The Finances of the Grand Duke (1924)

3 Stars (out of 4)

'Duke' of Whirl

By Jeffrey M. Anderson

F.W. Murnau had already released Nosferatu (1922) and was in pre-production on The Last Laugh (1924) when he made this, so viewers will be surprised and perhaps disappointed that it's a comedy, and one seemingly without any of Murnau's visionary touches. For only 74 minutes, it's hugely convoluted and I found myself lost in the plot once or twice. It's basically a drawing room comedy, though shot in the great outdoors and even at sea, filled with disguises, mistaken identities and duplicity.

It involves the Grand Duke of Abacco (Harry Liedtke), who is dashing and likeable and whose carefree attitude blows away clouds of despair. His country is in dire straits, unable to pay back its massive debts. A man wants to buy part of it for mineral rights, but the Duke finds his salvation in the Russian Princess Olga (Mady Christians), who wants to marry him and settle his accounts. There's a letter of intent and its forgery, escapes and chases, and a small revolution before everyone winds up in the same room for a happy ending. (And everyone wears trenchcoats a lot.)
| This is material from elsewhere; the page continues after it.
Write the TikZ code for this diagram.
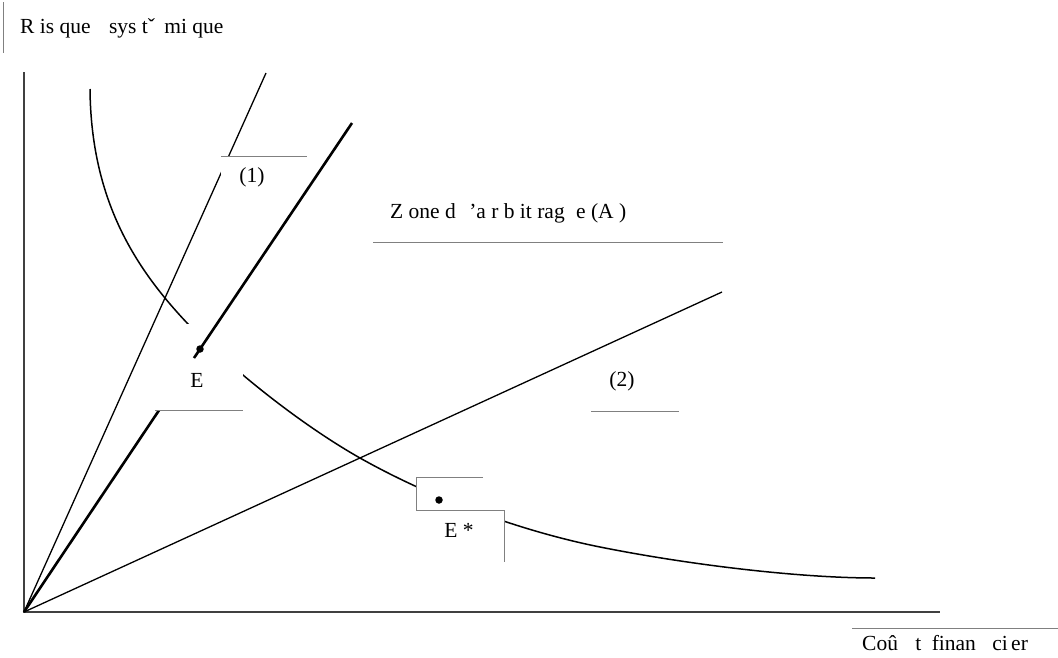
\documentclass[tikz,border=0pt]{standalone}
\usepackage{fontspec}
\setmainfont{Liberation Serif}
\begin{document}
\begin{tikzpicture}[x=1pt,y=-1pt, font=\fontsize{21.5}{25}\selectfont,
  axis/.style={draw=black!75, line width=1.8pt},
  ray/.style={draw=black, line width=1.3pt},
  thickray/.style={draw=black, line width=2.6pt},
  curvestyle/.style={draw=black, line width=1.5pt},
  boxline/.style={draw=black!50, line width=1pt},
  mask/.style={fill=white, draw=none},
  lbl/.style={inner sep=0pt, text=black},
  dotstyle/.style={circle, fill=black, inner sep=0pt, minimum size=7.5pt}]
\useasboundingbox (0,0) rectangle (1058,657);
% coordinates
\coordinate (O) at (24,612);
\coordinate (Ytop) at (24,72);
\coordinate (Xend) at (940,612);
\coordinate (T1) at (266,73);
\coordinate (T2) at (722,292);
\coordinate (Tth) at (352,123);
\coordinate (Eth) at (194,358);
\coordinate (C0) at (90,89);
\coordinate (C1) at (188,324);
\coordinate (C2) at (360,458);
\coordinate (C3) at (600,547);
\coordinate (C4) at (875,578);
% title
\draw[boxline] (3,2) -- (3,53);
\node[lbl, anchor=west] (title) at (20,28) {R is que\hspace{13pt} sys tˇ\hspace{4pt} mi que};
% curve
\draw[curvestyle] (C0) .. controls (91,200) and (135,268) .. (C1)
  .. controls (230,368) and (300,424) .. (C2)
  .. controls (440,503) and (530,533) .. (C3)
  .. controls (690,565) and (800,578) .. (C4);
% axes
\draw[axis] (Ytop) -- (O) -- (Xend);
% rays
\draw[ray] (O) -- (T1);
\draw[ray] (O) -- (T2);
\draw[thickray] (O) -- (Eth);
% masks (text boxes hiding lines)
\fill[mask] (221,156) rectangle (307,186);
\fill[mask] (155,324) rectangle (243,410);
\fill[mask] (416,477) rectangle (483,510);
\fill[mask] (416,510) rectangle (504,562);
% box borders
\draw[boxline] (221,156) -- (307,156);
\draw[boxline] (155,410) -- (243,410);
\draw[boxline] (483,477) -- (416,477) -- (416,510) -- (504,510) -- (504,562);
\draw[boxline] (373,242) -- (723,242);
\draw[boxline] (591,411) -- (679,411);
\draw[boxline] (852,628) -- (1058,628);
% thick upper ray
\draw[thickray] (Eth) -- (Tth);
% dots
\node[dotstyle] (E) at (200,349) {};
\node[dotstyle] (Estar) at (439,500) {};
% labels
\node[lbl] (l1) at (252,177) {(1)};
\node[lbl] (lE) at (197,380) {E};
\node[lbl] (lEs) at (459,530) {E *};
\node[lbl] (l2) at (622,381) {(2)};
\node[lbl, anchor=west] (zone) at (390,213) {Z one d\hspace{8pt} 'a r b it rag\hspace{6pt} e (A )};
\node[lbl, anchor=west] (cout) at (862,643) {Coû\hspace{12pt} t\hspace{5pt} finan\hspace{11pt} ci\hspace{-2pt} er};
\end{tikzpicture}
\end{document}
It's actually quite cheerful and picturesque, and Liedtke's comic performance is somehow both relaxed and precise, and not as mannered as many of Murnau's other heroes. The picture even has its Lubitsch-like touches. Nosferatu himself, Max Schreck, appears as an evil lackey, though I was unable to pick him out (he wears heavy, radically different makeup in both films). Edgar G. Ulmer claims to have worked on the film in some capacity, though he's uncredited.

In 2019, Kino Lorber released The Finances of the Grand Duke together on a single Blu-ray disc with Murnau's The Haunted Castle; the image quality is delightfully crisp on both, with resounding piano scores. Historian David Kalat provides a commentary for Grand Duke.